4) I have about 5 crypts in the 75 gal tank, probably like yours. They are growing slowly.

5) I had some crypts in pots with soil and also pots with gravel in my outside little greenhouse. They all quickly shriveled up and died.

6) I forgot about this one. In my cement mixing plastic tub where I am growing rice outside I must have thrown in about five crypt roots. I stopped using the filter for circulation last week. Yesterday, I put a hose in the tub and ran the water until the water in the tub was clear. I found 5 crypt roots with small leaves on them floating in the tub. I put half of them in the 20 gal tank and half in the 75.

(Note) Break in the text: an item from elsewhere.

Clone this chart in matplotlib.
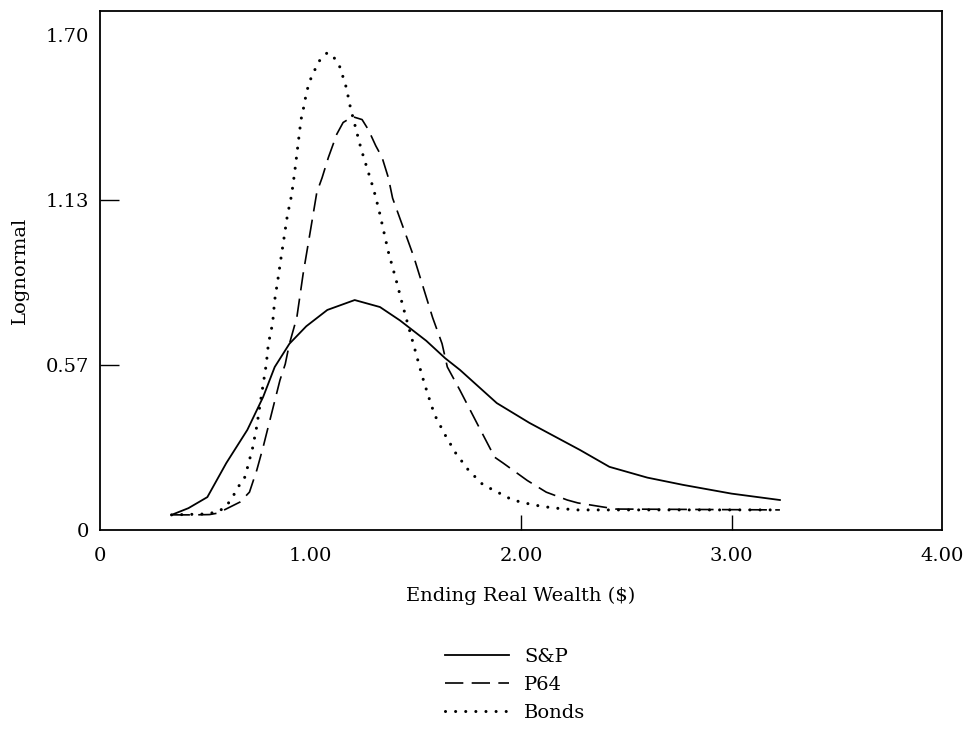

Gradually when I get some of the plants to the point where I am proud of their condition, I will start mailing them out.

Regards,
Steve Pituch


----------



## Sir_BlackhOle (Jan 25, 2004)

Glad to hear they are coming back for you! Keep us updated


----------



## tanVincent (Mar 19, 2004)

crypts will rot in the initial phase of transplanting. They will shed their old leaves and grow new ones. Refrain from moving the crypts too much as they are not susceptible to too much changes. Also they are heavy root feeders and they need higher content in iron for the substrate.

Cheers
Vincent


----------



## Phil Edwards (Jan 22, 2004)

Steve,

It sounds like you're doing the right thing with your plants. I've found that a mix of Shultz APS, sand and compost based potting soil, peat, and a little powdered dolomite is working well on my fussier plants. I've got some purpurea and gasseri that I've was worried about for few weeks but they've started to recover after the transplant. Oh yeah, all of my plants are currently growing emersed. That may affect things..

Best,
Phil


----------



## Sir_BlackhOle (Jan 25, 2004)

How about some pics??


----------